[Begin Raw data]

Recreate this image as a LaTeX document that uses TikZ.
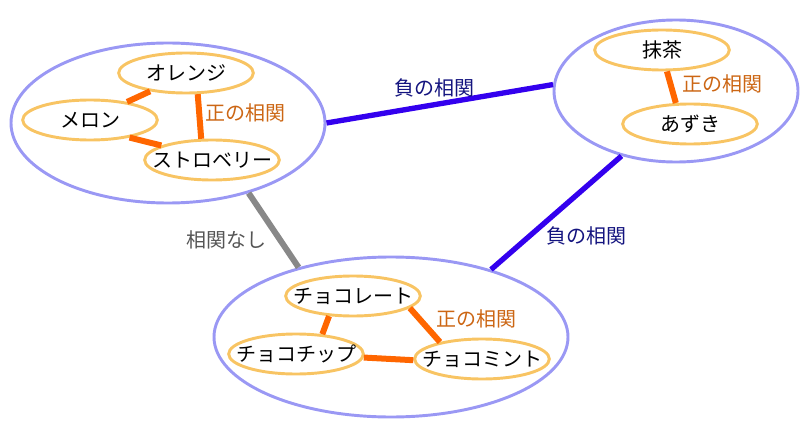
\documentclass[tikz,border=0pt]{standalone}
\usepackage{fontspec}
\setmainfont{Noto Sans CJK JP}
\usetikzlibrary{shapes.geometric}
\definecolor{groupline}{HTML}{9A98F4}
\definecolor{itemline}{HTML}{F8C463}
\definecolor{poscol}{HTML}{FF6600}
\definecolor{negcol}{HTML}{3300EE}
\definecolor{nocol}{HTML}{888888}
\definecolor{postext}{HTML}{CC6614}
\definecolor{negtext}{HTML}{14147F}
\definecolor{notext}{HTML}{555555}
\newcommand{\itemtext}[1]{\makebox[0pt]{#1}}
\tikzset{
  groupbox/.style={ellipse, draw=groupline, line width=2.2pt, inner sep=0pt},
  itembox/.style={ellipse, draw=itemline, line width=2.2pt, inner sep=0pt,
    minimum width=101pt, minimum height=30pt,
    font=\fontsize{15}{17}\selectfont},
  poslink/.style={draw=poscol, line width=4.5pt},
  neglink/.style={draw=negcol, line width=4pt},
  nolink/.style={draw=nocol, line width=4.5pt},
  lbl/.style={font=\fontsize{15}{17}\selectfont, inner sep=0pt},
}
\begin{document}
\begin{tikzpicture}[x=0.75pt, y=0.75pt]
\useasboundingbox (0,0) rectangle (809,-431);

% groups
\node[groupbox, minimum width=235.5pt, minimum height=120pt] (fruit) at (168,-123) {};
\node[groupbox, minimum width=183pt, minimum height=106.5pt] (jp) at (676,-91) {};
\node[groupbox, minimum width=265.5pt, minimum height=120pt] (choco) at (391,-337) {};

% items
\node[itembox] (orange) at (186,-73) {\itemtext{オレンジ}};
\node[itembox] (melon) at (90,-120) {\itemtext{メロン}};
\node[itembox] (straw) at (212,-160) {\itemtext{ストロベリー}};
\node[itembox] (matcha) at (662,-50) {\itemtext{抹茶}};
\node[itembox] (azuki) at (690,-124) {\itemtext{あずき}};
\node[itembox] (cbar) at (353,-296) {\itemtext{チョコレート}};
\node[itembox] (cchip) at (296,-354) {\itemtext{チョコチップ}};
\node[itembox] (cmint) at (482,-359) {\itemtext{チョコミント}};

% links inside groups
\draw[poslink] (orange.-153) -- (melon.26);
\draw[poslink] (melon.-24) -- (straw.164);
\draw[poslink] (orange.-61) -- (straw.117);
\draw[poslink] (matcha.-77) -- (azuki.124);
\draw[poslink] (cbar.-140) -- (cchip.37);
\draw[poslink] (cbar.-12) -- (cmint.158);
\draw[poslink] (cchip.-3) -- (cmint.181);

% links between groups
\draw[neglink] (fruit.0) -- (jp.177);
\draw[neglink] (jp.-130) -- (choco.34);
\draw[nolink] (fruit.-41) -- (choco.143);

% labels
\node[lbl, text=postext] (l1) at (245,-113) {正の相関};
\node[lbl, text=postext] (l2) at (722,-84) {正の相関};
\node[lbl, text=postext] (l3) at (476,-319) {正の相関};
\node[lbl, text=negtext] (l4) at (434,-88) {負の相関};
\node[lbl, text=negtext] (l5) at (586,-236) {負の相関};
\node[lbl, text=notext] (l6) at (226,-240) {相関なし};
\end{tikzpicture}
\end{document}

[End Raw data]

# Objective:
Print the complete listing exactly as it stands, without its pictures.

# Correct answer:
Recreate this image as a LaTeX document that uses TikZ.
\documentclass[tikz,border=0pt]{standalone}
\usepackage{fontspec}
\setmainfont{Noto Sans CJK JP}
\usetikzlibrary{shapes.geometric}
\definecolor{groupline}{HTML}{9A98F4}
\definecolor{itemline}{HTML}{F8C463}
\definecolor{poscol}{HTML}{FF6600}
\definecolor{negcol}{HTML}{3300EE}
\definecolor{nocol}{HTML}{888888}
\definecolor{postext}{HTML}{CC6614}
\definecolor{negtext}{HTML}{14147F}
\definecolor{notext}{HTML}{555555}
\newcommand{\itemtext}[1]{\makebox[0pt]{#1}}
\tikzset{
  groupbox/.style={ellipse, draw=groupline, line width=2.2pt, inner sep=0pt},
  itembox/.style={ellipse, draw=itemline, line width=2.2pt, inner sep=0pt,
    minimum width=101pt, minimum height=30pt,
    font=\fontsize{15}{17}\selectfont},
  poslink/.style={draw=poscol, line width=4.5pt},
  neglink/.style={draw=negcol, line width=4pt},
  nolink/.style={draw=nocol, line width=4.5pt},
  lbl/.style={font=\fontsize{15}{17}\selectfont, inner sep=0pt},
}
\begin{document}
\begin{tikzpicture}[x=0.75pt, y=0.75pt]
\useasboundingbox (0,0) rectangle (809,-431);

% groups
\node[groupbox, minimum width=235.5pt, minimum height=120pt] (fruit) at (168,-123) {};
\node[groupbox, minimum width=183pt, minimum height=106.5pt] (jp) at (676,-91) {};
\node[groupbox, minimum width=265.5pt, minimum height=120pt] (choco) at (391,-337) {};

% items
\node[itembox] (orange) at (186,-73) {\itemtext{オレンジ}};
\node[itembox] (melon) at (90,-120) {\itemtext{メロン}};
\node[itembox] (straw) at (212,-160) {\itemtext{ストロベリー}};
\node[itembox] (matcha) at (662,-50) {\itemtext{抹茶}};
\node[itembox] (azuki) at (690,-124) {\itemtext{あずき}};
\node[itembox] (cbar) at (353,-296) {\itemtext{チョコレート}};
\node[itembox] (cchip) at (296,-354) {\itemtext{チョコチップ}};
\node[itembox] (cmint) at (482,-359) {\itemtext{チョコミント}};

% links inside groups
\draw[poslink] (orange.-153) -- (melon.26);
\draw[poslink] (melon.-24) -- (straw.164);
\draw[poslink] (orange.-61) -- (straw.117);
\draw[poslink] (matcha.-77) -- (azuki.124);
\draw[poslink] (cbar.-140) -- (cchip.37);
\draw[poslink] (cbar.-12) -- (cmint.158);
\draw[poslink] (cchip.-3) -- (cmint.181);

% links between groups
\draw[neglink] (fruit.0) -- (jp.177);
\draw[neglink] (jp.-130) -- (choco.34);
\draw[nolink] (fruit.-41) -- (choco.143);

% labels
\node[lbl, text=postext] (l1) at (245,-113) {正の相関};
\node[lbl, text=postext] (l2) at (722,-84) {正の相関};
\node[lbl, text=postext] (l3) at (476,-319) {正の相関};
\node[lbl, text=negtext] (l4) at (434,-88) {負の相関};
\node[lbl, text=negtext] (l5) at (586,-236) {負の相関};
\node[lbl, text=notext] (l6) at (226,-240) {相関なし};
\end{tikzpicture}
\end{document}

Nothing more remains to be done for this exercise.